» WHAT YOU NEED TO DO: Looking at the listing beneath, work out how many lines hold "matplotlib" and report only that figure.

» RECORDED INFORMATION:
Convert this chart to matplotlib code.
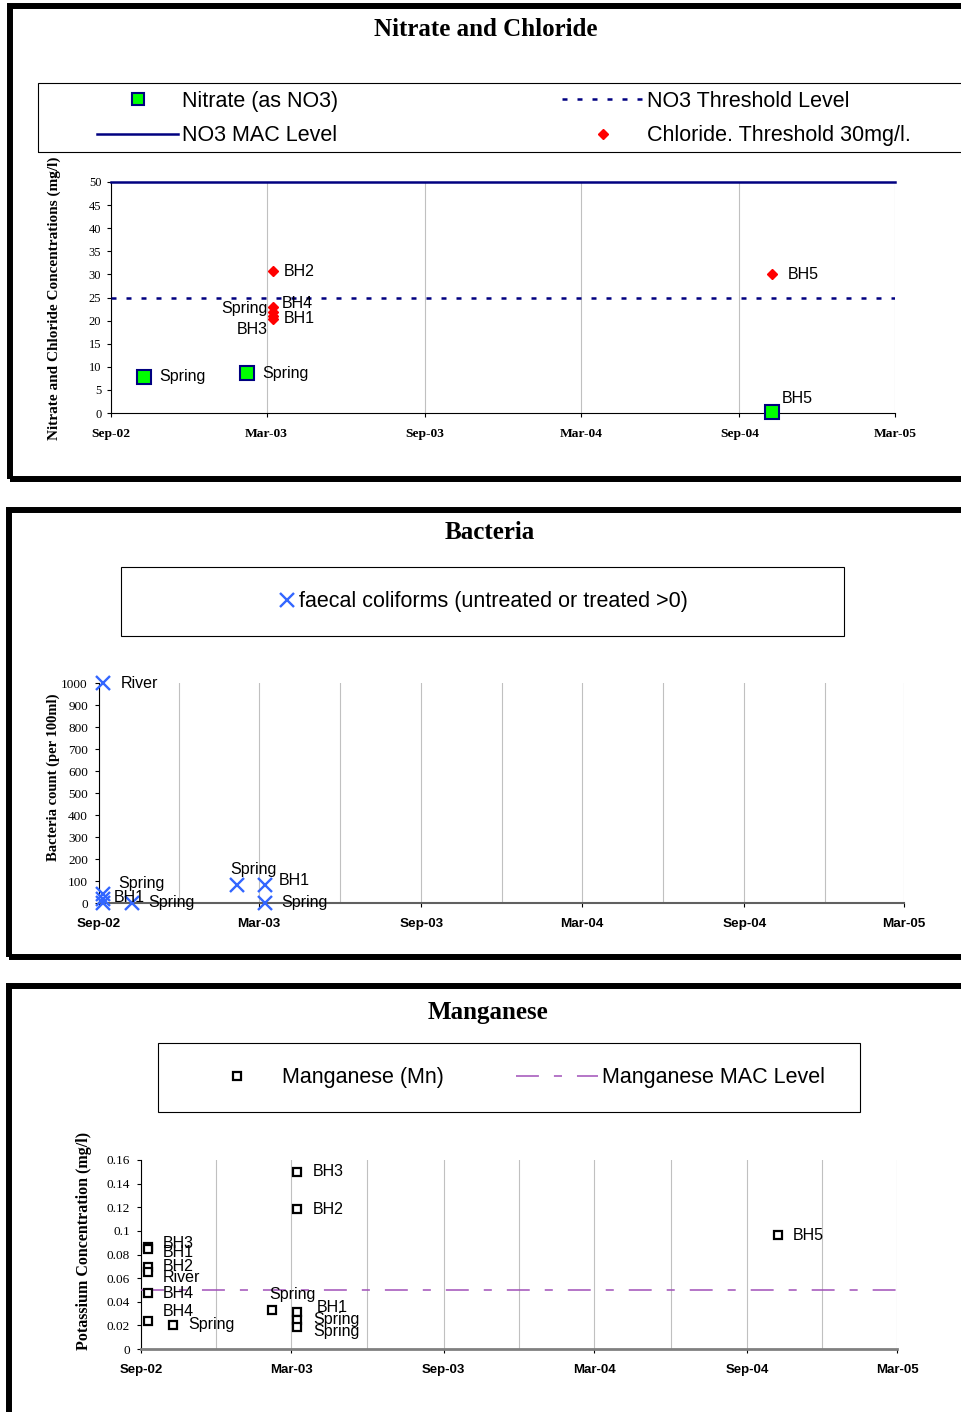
import matplotlib
matplotlib.use('Agg')
from matplotlib import pyplot as plt
import matplotlib.dates as mdates
from matplotlib.lines import Line2D
from matplotlib.patches import Rectangle
import numpy as np
import pandas as pd

# Nitrate and Chloride
nitrate_dates = ['2002-10-09', '2003-02-06', '2004-10-09']
nitrate_values = [7.9, 8.6, 0.3]
nitrate_labels = ['Spring', 'Spring', 'BH5']

chloride_dates = ['2003-03-08', '2003-03-08', '2003-03-08', '2003-03-08', '2003-03-08', '2004-10-09']
chloride_values = [30.7, 23.0, 21.8, 20.9, 20.4, 30.0]
chloride_labels = ['BH2', 'BH4', 'Spring', 'BH1', 'BH3', 'BH5']

no3_mac_level = 50
no3_threshold_level = 25

# Bacteria
bacteria_dates = ['2002-09-05', '2002-09-05', '2002-09-05', '2002-09-05',
                  '2002-10-08', '2003-02-04', '2003-03-08', '2003-03-08']
bacteria_values = [1000, 40, 18, 0, 0, 82, 82, 0]
bacteria_labels = ['River', 'Spring', 'BH1', '', 'Spring', 'Spring', 'BH1', 'Spring']

# Manganese
manganese_dates = ['2002-09-09'] * 6 + ['2002-10-09', '2003-02-06'] + ['2003-03-08'] * 5 + ['2004-10-08']
manganese_values = [0.086, 0.0847, 0.069, 0.065, 0.047, 0.024, 0.0206, 0.033,
                    0.150, 0.1185, 0.031, 0.0248, 0.0183, 0.0965]
manganese_labels = ['BH3', 'BH1', 'BH2', 'River', 'BH4', 'BH4', 'Spring', 'Spring',
                    'BH3', 'BH2', 'BH1', 'Spring', 'Spring', 'BH5']
manganese_mac_level = 0.05

# label nudges in pixels (dx, dy, alignment)
nitrate_nudge = [(16, 0, 'left'), (15, 0, 'left'), (10, 13, 'left')]
chloride_nudge = [(11, 0, 'left'), (9, 3, 'left'), (-5, 4, 'right'),
                  (11, -2, 'left'), (-5, -11, 'right'), (16, 0, 'left')]
bacteria_nudge = [(18, 0, 'left'), (16, 11, 'left'), (11, 2, 'left'), (0, 0, 'left'),
                  (17, 0, 'left'), (17, 15, 'center'), (14, 4, 'left'), (16, 0, 'left')]
manganese_nudge = [(15, 4, 'left'), (15, -4, 'left'), (15, 1, 'left'), (15, -5, 'left'),
                   (15, 0, 'left'), (15, 9, 'left'), (16, 0, 'left'), (-3, 16, 'left'),
                   (16, 0, 'left'), (16, 0, 'left'), (20, 5, 'left'), (16, 0, 'left'),
                   (16, -4, 'left'), (15, 0, 'left')]

DPI = 100
W, H = 961, 1412
SERIF = 'Liberation Serif'
SANS = 'Liberation Sans'
NAVY = '#000080'
XBLUE = '#3366ff'
PURPLE = '#a050b8'

plt.rcParams['lines.scale_dashes'] = False
plt.rcParams['font.family'] = SANS

fig = plt.figure(figsize=(W / DPI, H / DPI), dpi=DPI)


def px_axes(left, top, right, bottom):
    return fig.add_axes([left / W, 1 - bottom / H, (right - left) / W, (bottom - top) / H])


def box(left, top, right, bottom, lw):
    fig.add_artist(Rectangle((left / W, 1 - bottom / H), (right - left) / W, (bottom - top) / H,
                             transform=fig.transFigure, fill=False, lw=lw, ec='black',
                             clip_on=False))


def fig_text(x, y, s, **kw):
    fig.text(x / W, 1 - y / H, s, ha='center', va='center', **kw)


def date_axis(ax, family, size, minor):
    majors = pd.date_range('2002-09-01', '2005-03-01', freq='6MS')
    ax.set_xlim(mdates.date2num(majors[0]), mdates.date2num(majors[-1]))
    ax.set_xticks(mdates.date2num(majors), labels=list(majors.strftime('%b-%y')),
                  fontfamily=family, fontweight='bold', fontsize=size)
    if minor:
        quarters = pd.date_range('2002-09-01', '2005-03-01', freq='3MS')
        ax.set_xticks(mdates.date2num(quarters), minor=True)
        ax.tick_params(axis='x', which='minor', length=0)
    ax.grid(axis='x', which='both', color='#c0c0c0', lw=0.8)
    ax.tick_params(axis='x', which='major', direction='out', length=3, pad=8)
    ax.spines[['top', 'right']].set_visible(False)


def label_points(ax, x, y, labels, nudges):
    for xi, yi, s, (dx, dy, ha) in zip(x, y, labels, nudges):
        ax.annotate(s, (xi, yi), xytext=(dx, dy), textcoords='offset pixels', ha=ha,
                    va='center', fontsize=11.5, fontfamily=SANS, annotation_clip=False,
                    zorder=5)


def key(handles, x, y, handle_px, row_px=35):
    fs = 15.5
    fs_px = fs / 72 * DPI
    fig.legend(handles=handles, loc='center left', bbox_to_anchor=(x / W, 1 - y / H),
               frameon=False, borderpad=0, borderaxespad=0,
               prop={'family': SANS, 'size': fs}, handlelength=handle_px / fs_px,
               handletextpad=4 / fs_px, labelspacing=(row_px - 1.0 * fs_px) / fs_px)


# ---------------- panel 1: Nitrate and Chloride ----------------
box(9.5, 5.5, 1000, 479, 4.3)
fig_text(486, 30, 'Nitrate and Chloride', fontfamily=SERIF, fontweight='bold', fontsize=18)
box(38, 83, 1000, 152, 0.8)

ax1 = px_axes(111, 182, 895, 413)
x_no3 = mdates.date2num(pd.to_datetime(nitrate_dates))
x_cl = mdates.date2num(pd.to_datetime(chloride_dates))
ax1.axhline(no3_mac_level, color=NAVY, lw=1.8, clip_on=False, zorder=3)
ax1.axhline(no3_threshold_level, color=NAVY, lw=1.8, dashes=(3.6, 7.2), zorder=3)
ax1.plot(x_no3, nitrate_values, ls='none', marker='s', ms=9.5, mfc='#00ff00', mec=NAVY,
         mew=1.5, clip_on=False, zorder=4)
ax1.plot(x_cl, chloride_values, ls='none', marker='D', ms=5, mfc='red', mec='red',
         clip_on=False, zorder=4)
label_points(ax1, x_no3, nitrate_values, nitrate_labels, nitrate_nudge)
label_points(ax1, x_cl, chloride_values, chloride_labels, chloride_nudge)
ax1.set_ylim(0, 50)
ax1.set_yticks(np.arange(0, 51, 5), labels=[f'{t:g}' for t in np.arange(0, 51, 5)],
               fontfamily=SERIF, fontsize=9)
ax1.tick_params(axis='y', direction='out', length=3, pad=4)
date_axis(ax1, SERIF, 9.7, minor=False)
fig_text(54, 298, 'Nitrate and Chloride Concentrations (mg/l)', rotation=90,
         fontfamily=SERIF, fontweight='bold', fontsize=11)

key([Line2D([], [], ls='none', marker='s', ms=8.5, mfc='#00ff00', mec=NAVY, mew=1.5,
            label='Nitrate (as NO3)'),
     Line2D([], [], color=NAVY, lw=1.8, label='NO3 MAC Level')], 97, 118.5, 81)
key([Line2D([], [], color=NAVY, lw=1.8, dashes=(3.6, 7.2), label='NO3 Threshold Level'),
     Line2D([], [], ls='none', marker='D', ms=5, mfc='red', mec='red',
            label='Chloride. Threshold 30mg/l.')], 562, 118.5, 81)

# ---------------- panel 2: Bacteria ----------------
box(8.5, 509.5, 1000, 957, 4.3)
fig_text(490, 533, 'Bacteria', fontfamily=SERIF, fontweight='bold', fontsize=18)
box(121, 567, 844, 636, 0.8)

ax2 = px_axes(99, 683, 904, 903)
x_bac = mdates.date2num(pd.to_datetime(bacteria_dates))
ax2.plot(x_bac, bacteria_values, ls='none', marker='x', ms=10.5, mec=XBLUE, mew=1.7,
         clip_on=False, zorder=4)
label_points(ax2, x_bac, bacteria_values, bacteria_labels, bacteria_nudge)
ax2.set_ylim(0, 1000)
ax2.set_yticks(np.arange(0, 1001, 100), labels=[f'{t:g}' for t in np.arange(0, 1001, 100)],
               fontfamily=SERIF, fontsize=9.5)
ax2.tick_params(axis='y', direction='out', length=3, pad=5)
date_axis(ax2, SANS, 9.7, minor=True)
ax2.spines['bottom'].set_color('#606060')
ax2.spines['bottom'].set_linewidth(1.5)
fig_text(53, 777, 'Bacteria count (per 100ml)', rotation=90,
         fontfamily=SERIF, fontweight='bold', fontsize=10.5)

key([Line2D([], [], ls='none', marker='x', ms=10.5, mec=XBLUE, mew=1.7,
            label='faecal coliforms (untreated or treated >0)')], 279, 602, 16)

# ---------------- panel 3: Manganese ----------------
box(8.5, 986, 1000, 1440, 4.3)
fig_text(488, 1012, 'Manganese', fontfamily=SERIF, fontweight='bold', fontsize=18)
box(158, 1043, 860, 1112, 0.8)

ax3 = px_axes(141, 1160, 897, 1349)
x_mn = mdates.date2num(pd.to_datetime(manganese_dates))
ax3.axhline(manganese_mac_level, color=PURPLE, lw=1.1, dashes=(16.5, 10.8, 5.8, 10.8),
            zorder=3)
ax3.plot(x_mn, manganese_values, ls='none', marker='s', ms=5.5, mfc='white', mec='black',
         mew=1.6, clip_on=False, zorder=4)
label_points(ax3, x_mn, manganese_values, manganese_labels, manganese_nudge)
mn_ticks = np.arange(0, 0.161, 0.02)
ax3.set_ylim(0, 0.16)
ax3.set_yticks(mn_ticks, labels=[f'{t:g}' for t in mn_ticks], fontfamily=SERIF, fontsize=9.5)
ax3.tick_params(axis='y', direction='out', length=3, pad=5)
date_axis(ax3, SANS, 9.5, minor=True)
ax3.spines['bottom'].set_color('#808080')
ax3.spines['bottom'].set_linewidth(2)
fig_text(84, 1241, 'Potassium Concentration (mg/l)', rotation=90,
         fontfamily=SERIF, fontweight='bold', fontsize=11.5)

key([Line2D([], [], ls='none', marker='s', ms=5.5, mfc='white', mec='black', mew=1.6,
            label='Manganese (Mn)')], 196, 1078, 82)
key([Line2D([], [], color=PURPLE, lw=1.1, dashes=(16.5, 10.8, 5.8, 10.8),
            label='Manganese MAC Level')], 516, 1078, 82)

plt.savefig('out.png', dpi=DPI)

» TASK SOLUTION: 7